L’envie, ce fléau des républiques, se déchaîna contre lui. Les nobles ne cachaient pas leur jalousie ; ils semblaient se venger de leurs propres appréhensions, auxquelles venaient encore se joindre des ressentiments personnels. Lucullus ne lui pardonnait pas de l’avoir frustré du commandement de l’armée d’Asie. Crassus était envieux de sa célébrité ; Caton, toujours ennemi de ceux qui s’élevaient au-dessus des autres, ne pouvait lui être favorable, et lui avait même refusé la main de sa nièce ; Metellus Creticus conservait un souvenir amer des efforts tentés pour lui contester la conquête de l’île de Crète[2], et Metellus Celer était blessé de la répudiation de sa sœur Mucia[3]. Quant à Cicéron, dont l’opinion sur les hommes variait suivant leur plus ou moins de déférence pour son mérite, il trouvait son héros d’autrefois sans droiture et sans élévation[4]. Pressentant le mauvais vouloir qu’il allait rencontrer, Pompée mit tout en œuvre et dépensa beaucoup d’argent pour faire arriver au consulat Afranius, un de ses anciens lieutenants ; il comptait sur lui pour obtenir les deux choses auxquelles il tenait le plus : l’approbation générale de tous ses actes en Orient et une distribution de terres à ses vétérans. Malgré de vives oppositions, L. Afranius fut nommé avec Q. Metellus Celer. Mais, avant de présenter les lois qui l’intéressaient, Pompée, qui jusque-là n’était pas rentré dans Rome, demanda le triomphe.

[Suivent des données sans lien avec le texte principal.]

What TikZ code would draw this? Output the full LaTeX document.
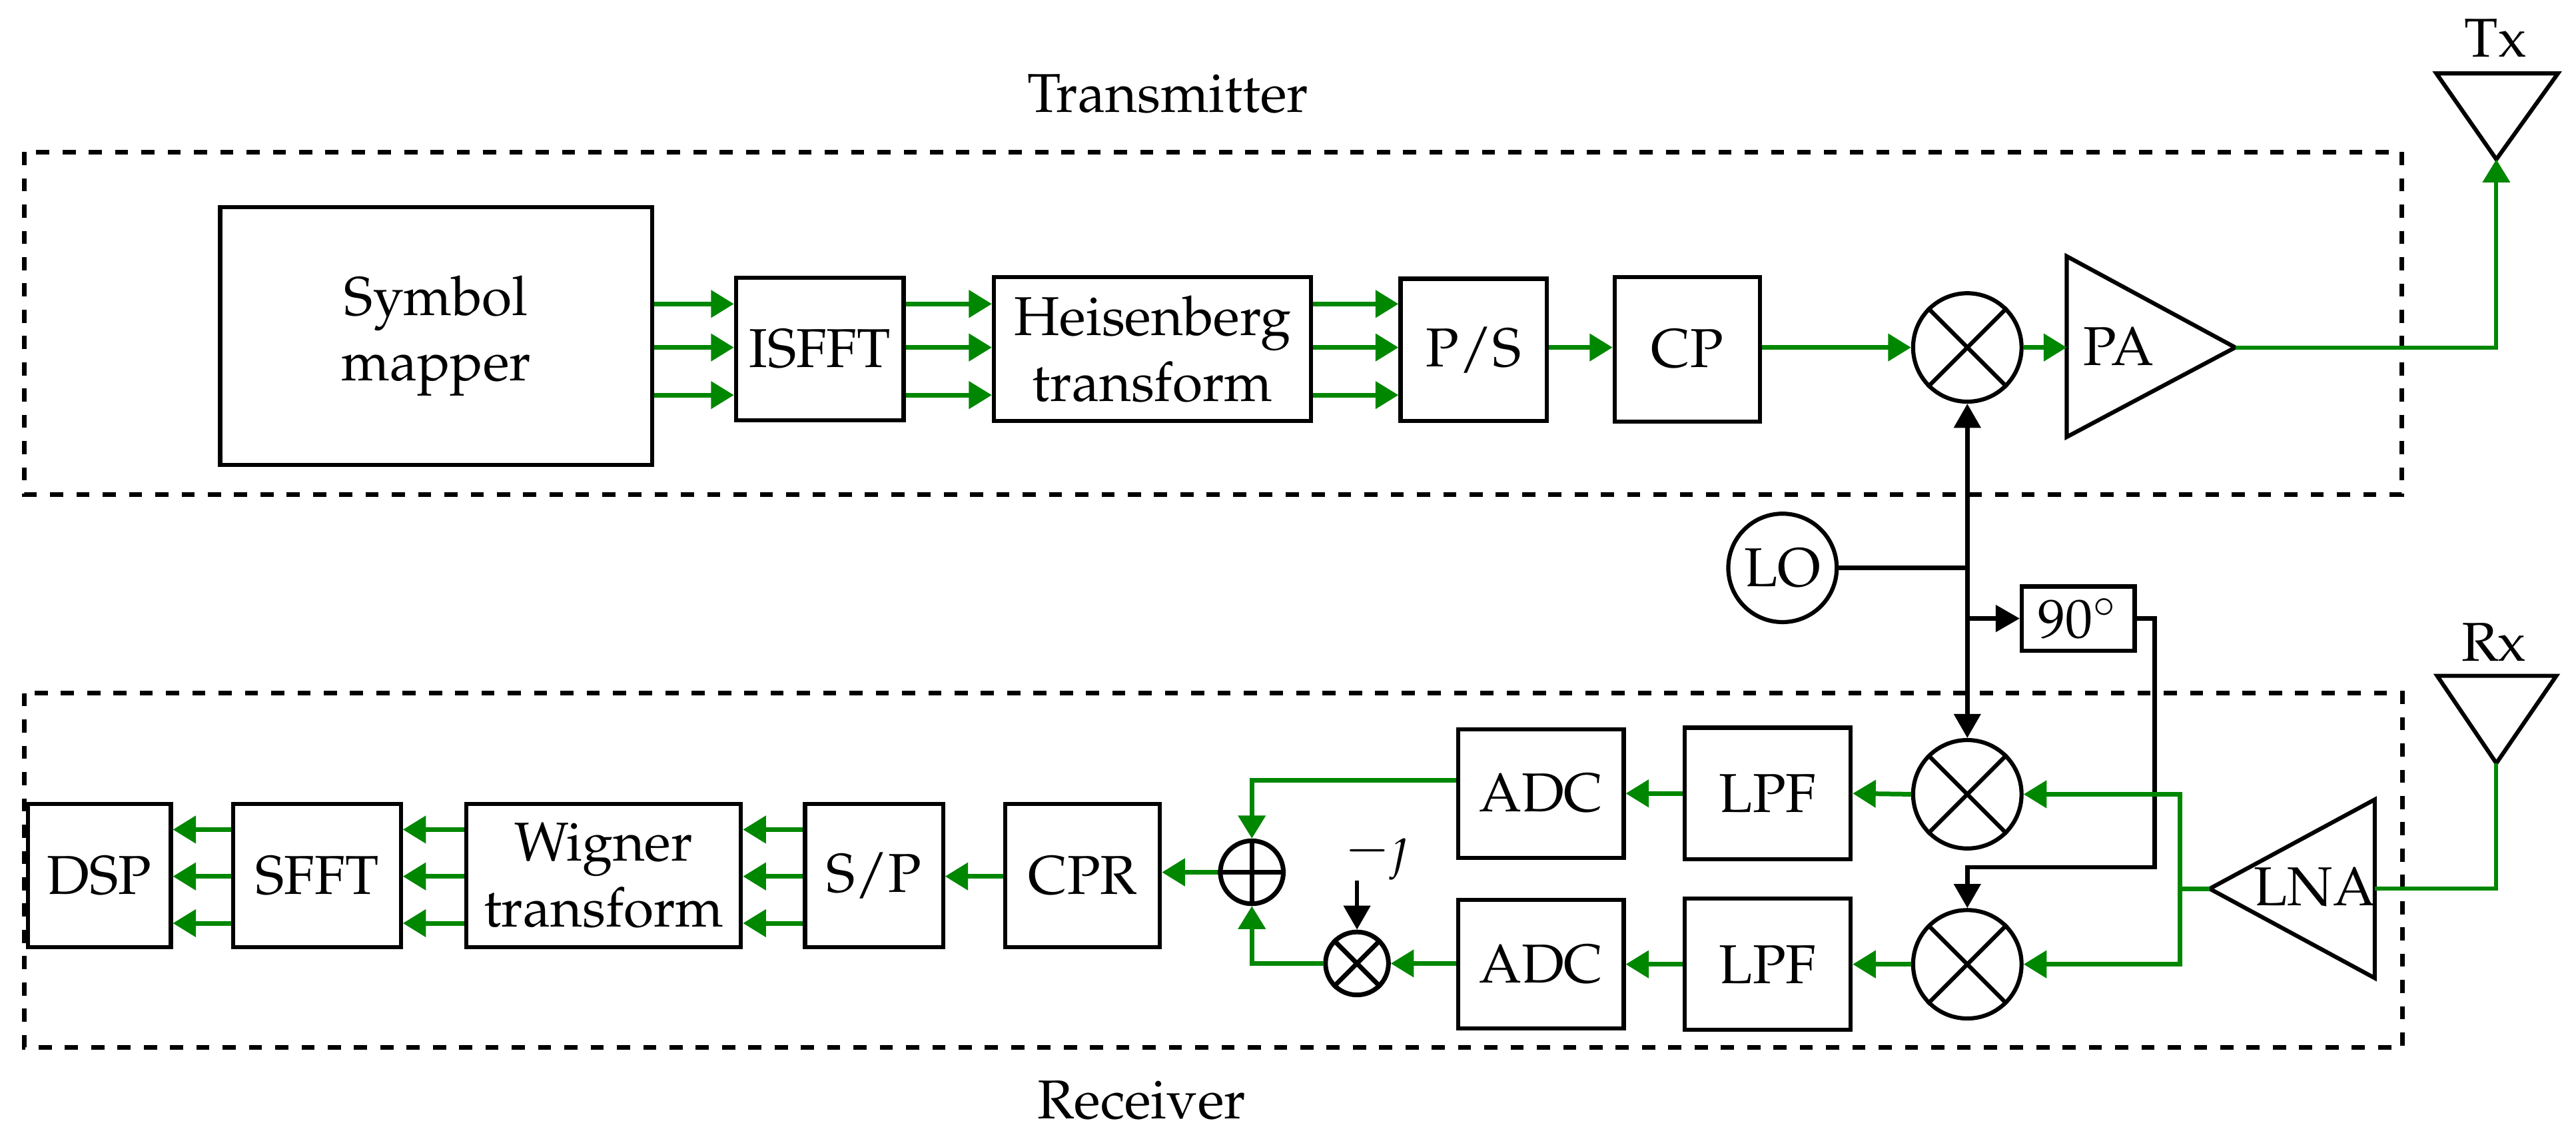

On le lui accorda seulement pour deux jours ; la

  1. Cicéron, Lettres à Atticus, I, xii.
  2. Metellus faisait la conquête de la Crète, lorsque Pompée envoya un de ses lieutenants pour le déposséder, sous prétexte que cette île était comprise dans son grand commandement maritime.
  3. Dion-Cassius, XXXVII, xlix.
  4. « Jamais de droiture ni de candeur, pas un mobile honorable dans sa politique ; rien d’élevé, de fort, de généreux. » (Cicéron, Lettres à Atticus, I, xiii.)